[Dataset entries]
— begin —
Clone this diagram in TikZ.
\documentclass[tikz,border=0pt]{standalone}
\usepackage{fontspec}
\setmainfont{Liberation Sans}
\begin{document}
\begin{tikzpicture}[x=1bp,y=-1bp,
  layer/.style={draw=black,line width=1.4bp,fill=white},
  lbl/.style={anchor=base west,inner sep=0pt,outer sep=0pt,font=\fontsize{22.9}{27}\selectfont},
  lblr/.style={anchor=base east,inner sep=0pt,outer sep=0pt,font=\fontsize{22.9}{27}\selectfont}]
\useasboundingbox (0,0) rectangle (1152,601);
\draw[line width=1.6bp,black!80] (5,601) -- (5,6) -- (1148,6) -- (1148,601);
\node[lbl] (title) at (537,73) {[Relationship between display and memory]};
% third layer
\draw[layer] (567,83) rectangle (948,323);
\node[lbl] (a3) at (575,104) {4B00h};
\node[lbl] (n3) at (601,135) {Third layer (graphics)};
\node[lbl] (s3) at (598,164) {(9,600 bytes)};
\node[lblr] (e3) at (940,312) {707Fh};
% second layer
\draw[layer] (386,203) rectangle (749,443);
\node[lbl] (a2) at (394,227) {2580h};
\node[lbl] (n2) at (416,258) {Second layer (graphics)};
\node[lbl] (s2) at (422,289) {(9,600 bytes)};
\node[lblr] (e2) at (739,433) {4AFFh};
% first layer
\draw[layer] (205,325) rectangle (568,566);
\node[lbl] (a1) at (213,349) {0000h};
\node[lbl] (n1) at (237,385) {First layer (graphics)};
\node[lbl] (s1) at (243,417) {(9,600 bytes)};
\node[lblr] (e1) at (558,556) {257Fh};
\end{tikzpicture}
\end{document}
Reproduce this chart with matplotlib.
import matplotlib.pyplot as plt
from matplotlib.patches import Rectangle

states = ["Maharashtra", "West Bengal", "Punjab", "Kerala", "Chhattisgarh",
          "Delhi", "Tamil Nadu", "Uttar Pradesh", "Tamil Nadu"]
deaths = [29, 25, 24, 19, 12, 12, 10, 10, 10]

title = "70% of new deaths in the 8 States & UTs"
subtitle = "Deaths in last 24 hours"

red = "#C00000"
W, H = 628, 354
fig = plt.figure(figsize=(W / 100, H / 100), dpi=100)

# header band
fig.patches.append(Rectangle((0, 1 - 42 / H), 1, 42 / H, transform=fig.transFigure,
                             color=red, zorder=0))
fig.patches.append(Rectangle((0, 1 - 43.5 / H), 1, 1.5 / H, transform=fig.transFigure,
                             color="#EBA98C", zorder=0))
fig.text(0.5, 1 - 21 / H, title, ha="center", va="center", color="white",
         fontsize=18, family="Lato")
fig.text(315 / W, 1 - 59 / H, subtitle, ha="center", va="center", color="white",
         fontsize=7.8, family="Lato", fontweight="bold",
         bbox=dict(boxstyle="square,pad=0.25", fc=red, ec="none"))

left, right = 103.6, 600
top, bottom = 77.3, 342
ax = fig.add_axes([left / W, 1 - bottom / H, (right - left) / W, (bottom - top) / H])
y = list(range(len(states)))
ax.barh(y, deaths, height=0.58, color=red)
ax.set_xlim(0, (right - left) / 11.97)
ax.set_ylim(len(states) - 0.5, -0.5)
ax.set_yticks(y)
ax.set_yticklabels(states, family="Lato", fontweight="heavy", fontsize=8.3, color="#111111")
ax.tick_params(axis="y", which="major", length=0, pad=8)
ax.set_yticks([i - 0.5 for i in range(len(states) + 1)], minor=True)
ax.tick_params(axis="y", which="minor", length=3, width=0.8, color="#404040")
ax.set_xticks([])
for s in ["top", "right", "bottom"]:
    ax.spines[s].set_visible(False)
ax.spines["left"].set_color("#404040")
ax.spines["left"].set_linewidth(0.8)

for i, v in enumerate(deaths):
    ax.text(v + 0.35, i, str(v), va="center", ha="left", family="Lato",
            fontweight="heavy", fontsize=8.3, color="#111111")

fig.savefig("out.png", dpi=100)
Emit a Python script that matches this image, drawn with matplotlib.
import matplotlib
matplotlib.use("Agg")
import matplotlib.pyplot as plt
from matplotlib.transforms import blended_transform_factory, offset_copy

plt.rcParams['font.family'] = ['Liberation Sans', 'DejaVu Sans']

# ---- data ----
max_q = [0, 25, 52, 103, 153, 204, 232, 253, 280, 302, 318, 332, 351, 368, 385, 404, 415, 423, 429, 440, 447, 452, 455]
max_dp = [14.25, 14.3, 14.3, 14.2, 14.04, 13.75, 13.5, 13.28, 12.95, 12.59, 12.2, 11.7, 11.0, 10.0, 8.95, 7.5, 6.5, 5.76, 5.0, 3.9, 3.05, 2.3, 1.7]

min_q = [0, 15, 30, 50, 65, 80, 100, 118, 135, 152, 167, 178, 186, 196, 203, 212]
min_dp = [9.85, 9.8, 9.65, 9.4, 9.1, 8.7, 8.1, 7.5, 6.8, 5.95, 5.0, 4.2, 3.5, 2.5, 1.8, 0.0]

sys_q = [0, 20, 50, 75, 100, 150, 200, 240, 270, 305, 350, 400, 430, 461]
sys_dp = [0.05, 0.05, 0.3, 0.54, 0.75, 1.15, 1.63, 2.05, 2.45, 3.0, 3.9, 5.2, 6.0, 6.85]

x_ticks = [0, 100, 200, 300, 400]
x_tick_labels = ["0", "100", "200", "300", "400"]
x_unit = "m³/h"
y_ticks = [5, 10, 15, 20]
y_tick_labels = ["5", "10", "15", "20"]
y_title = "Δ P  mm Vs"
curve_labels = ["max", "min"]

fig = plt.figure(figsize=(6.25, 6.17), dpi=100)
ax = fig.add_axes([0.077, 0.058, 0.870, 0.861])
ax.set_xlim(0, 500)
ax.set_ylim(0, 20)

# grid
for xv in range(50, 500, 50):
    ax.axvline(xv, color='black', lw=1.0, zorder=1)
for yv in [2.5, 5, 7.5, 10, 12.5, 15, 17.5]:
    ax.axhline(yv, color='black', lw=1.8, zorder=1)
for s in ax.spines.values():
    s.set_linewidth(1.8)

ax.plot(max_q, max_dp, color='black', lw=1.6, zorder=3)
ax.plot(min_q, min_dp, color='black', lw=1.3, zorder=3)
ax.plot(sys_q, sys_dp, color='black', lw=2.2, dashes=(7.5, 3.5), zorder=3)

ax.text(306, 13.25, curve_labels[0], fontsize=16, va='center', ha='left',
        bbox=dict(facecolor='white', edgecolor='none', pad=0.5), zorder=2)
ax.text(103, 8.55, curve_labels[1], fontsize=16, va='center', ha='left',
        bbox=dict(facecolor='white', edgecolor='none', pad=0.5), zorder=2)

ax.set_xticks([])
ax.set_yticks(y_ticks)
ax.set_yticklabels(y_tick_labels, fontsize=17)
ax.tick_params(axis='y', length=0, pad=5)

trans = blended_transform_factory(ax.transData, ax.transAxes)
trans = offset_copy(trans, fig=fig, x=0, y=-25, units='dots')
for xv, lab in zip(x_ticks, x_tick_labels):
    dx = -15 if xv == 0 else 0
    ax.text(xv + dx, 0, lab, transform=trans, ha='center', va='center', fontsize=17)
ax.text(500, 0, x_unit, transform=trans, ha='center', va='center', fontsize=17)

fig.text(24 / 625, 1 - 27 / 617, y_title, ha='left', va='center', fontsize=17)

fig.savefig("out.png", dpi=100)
— end —
> [Do this]
Begin at the line that has "Reproduce this chart with matplotlib."; stop after the line that has "fig = plt.figure(figsize=(W". Copy every line in that span exactly.

> [Task solution]
Reproduce this chart with matplotlib.
import matplotlib.pyplot as plt
from matplotlib.patches import Rectangle

states = ["Maharashtra", "West Bengal", "Punjab", "Kerala", "Chhattisgarh",
          "Delhi", "Tamil Nadu", "Uttar Pradesh", "Tamil Nadu"]
deaths = [29, 25, 24, 19, 12, 12, 10, 10, 10]

title = "70% of new deaths in the 8 States & UTs"
subtitle = "Deaths in last 24 hours"

red = "#C00000"
W, H = 628, 354
fig = plt.figure(figsize=(W / 100, H / 100), dpi=100)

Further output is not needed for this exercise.